Even during the construction stage, special thought was given to traffic management and safety issues. The traffic management plan and the traffic division plan were worked out in consultation with international consultants and traffic police. A large number of traffic wardens have been employed on contractual basis for managing the traffic under the supervision of traffic constables along the VAG corridor.
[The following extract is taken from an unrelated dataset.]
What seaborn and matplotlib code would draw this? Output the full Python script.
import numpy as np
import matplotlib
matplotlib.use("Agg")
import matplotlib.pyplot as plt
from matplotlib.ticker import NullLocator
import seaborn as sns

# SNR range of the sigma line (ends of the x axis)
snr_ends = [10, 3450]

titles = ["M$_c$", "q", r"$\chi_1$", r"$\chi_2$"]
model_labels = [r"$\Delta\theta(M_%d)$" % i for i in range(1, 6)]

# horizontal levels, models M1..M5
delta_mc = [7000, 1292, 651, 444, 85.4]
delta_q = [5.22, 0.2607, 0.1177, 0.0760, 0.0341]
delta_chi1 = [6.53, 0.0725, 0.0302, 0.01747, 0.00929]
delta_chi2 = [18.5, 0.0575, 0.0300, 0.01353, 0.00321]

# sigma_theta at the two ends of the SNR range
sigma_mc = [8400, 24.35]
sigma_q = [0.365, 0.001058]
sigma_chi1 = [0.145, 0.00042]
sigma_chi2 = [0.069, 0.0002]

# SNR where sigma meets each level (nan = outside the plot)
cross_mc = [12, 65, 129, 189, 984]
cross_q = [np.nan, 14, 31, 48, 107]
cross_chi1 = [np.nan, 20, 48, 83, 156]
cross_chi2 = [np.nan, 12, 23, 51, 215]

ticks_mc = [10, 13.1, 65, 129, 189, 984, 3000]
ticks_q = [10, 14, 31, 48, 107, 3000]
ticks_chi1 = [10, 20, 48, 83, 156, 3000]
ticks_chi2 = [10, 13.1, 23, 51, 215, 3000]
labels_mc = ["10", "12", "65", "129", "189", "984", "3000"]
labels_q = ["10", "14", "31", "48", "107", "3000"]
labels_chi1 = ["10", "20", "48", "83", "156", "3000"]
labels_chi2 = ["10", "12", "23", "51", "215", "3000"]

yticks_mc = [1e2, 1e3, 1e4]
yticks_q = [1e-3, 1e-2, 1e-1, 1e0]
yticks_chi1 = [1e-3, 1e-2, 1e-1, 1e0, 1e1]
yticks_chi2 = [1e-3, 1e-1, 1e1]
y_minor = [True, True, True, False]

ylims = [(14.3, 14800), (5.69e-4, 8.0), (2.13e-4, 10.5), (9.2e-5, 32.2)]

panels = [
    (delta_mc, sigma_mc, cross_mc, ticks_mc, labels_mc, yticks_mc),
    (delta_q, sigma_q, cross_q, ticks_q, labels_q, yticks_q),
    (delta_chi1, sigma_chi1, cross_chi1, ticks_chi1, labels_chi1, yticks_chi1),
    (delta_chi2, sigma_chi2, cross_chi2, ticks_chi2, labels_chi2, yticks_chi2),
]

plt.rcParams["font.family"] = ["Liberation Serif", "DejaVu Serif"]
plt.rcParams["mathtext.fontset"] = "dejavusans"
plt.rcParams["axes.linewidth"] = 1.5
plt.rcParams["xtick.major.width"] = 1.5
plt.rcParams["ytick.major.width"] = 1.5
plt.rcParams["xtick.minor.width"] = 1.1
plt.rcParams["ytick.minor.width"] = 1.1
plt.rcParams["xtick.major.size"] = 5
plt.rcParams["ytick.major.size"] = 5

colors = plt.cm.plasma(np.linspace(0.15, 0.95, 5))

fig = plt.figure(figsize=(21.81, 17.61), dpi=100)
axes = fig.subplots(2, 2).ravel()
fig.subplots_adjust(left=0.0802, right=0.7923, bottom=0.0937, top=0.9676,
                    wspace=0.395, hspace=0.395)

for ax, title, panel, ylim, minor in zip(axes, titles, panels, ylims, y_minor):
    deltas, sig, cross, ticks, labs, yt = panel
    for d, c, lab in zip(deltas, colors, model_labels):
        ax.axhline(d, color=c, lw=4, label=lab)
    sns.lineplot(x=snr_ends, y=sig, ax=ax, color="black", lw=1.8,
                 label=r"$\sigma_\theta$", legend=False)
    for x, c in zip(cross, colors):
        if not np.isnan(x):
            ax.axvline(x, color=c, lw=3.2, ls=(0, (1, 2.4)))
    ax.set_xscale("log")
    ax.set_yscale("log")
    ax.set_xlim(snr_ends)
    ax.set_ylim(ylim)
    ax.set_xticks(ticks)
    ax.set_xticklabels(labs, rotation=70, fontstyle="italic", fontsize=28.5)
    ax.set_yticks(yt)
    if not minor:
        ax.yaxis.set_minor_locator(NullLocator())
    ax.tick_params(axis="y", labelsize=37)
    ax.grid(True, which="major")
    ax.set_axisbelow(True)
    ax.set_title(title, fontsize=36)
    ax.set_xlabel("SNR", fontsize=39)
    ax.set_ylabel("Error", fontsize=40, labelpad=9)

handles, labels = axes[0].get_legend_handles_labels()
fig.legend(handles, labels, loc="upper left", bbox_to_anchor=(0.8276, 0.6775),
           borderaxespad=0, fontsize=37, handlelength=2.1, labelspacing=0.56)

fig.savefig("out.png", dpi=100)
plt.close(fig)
Says K P Maheshwari, Director, Mumbai Metro One Private Limited, “The operations of the system including running of the trains to managing the crew, station managers, staff, operators, customer, safety – everything will be handled by Veolia which is a world class operator. The only aspect of maintenance and operations that we have not outsourced to them is security.”

Why Was It Needed

In Mumbai, about 11 million people travel by public transport, i.e. rails, buses and private vehicles daily. While the road network is saturated and cannot be expanded further, the suburban rail network has increased by six times as against its capacity of 2.3 times. Also, the existing suburban rail services that carry about seven million passengers every day do not conform to rapid transit specifications. While each suburban train has the capacity to carry 1750 passengers but carries 4500, the number of vehicles in the city has grown from 61,000 to 1.02 million in the last four decades. Against this scenario, the buses are reduced to only providing feeder services to the railways. The rail services, in turn, do not reach many pockets at present. The road and rail services, both put together, are not capable of meeting the future travel demand. Also, the worsening of the environment due to growth in road traffic is alarming. Hence, a need was being felt for a Mass Rapid Transit System that was faster, safer and more efficient and environment-friendly.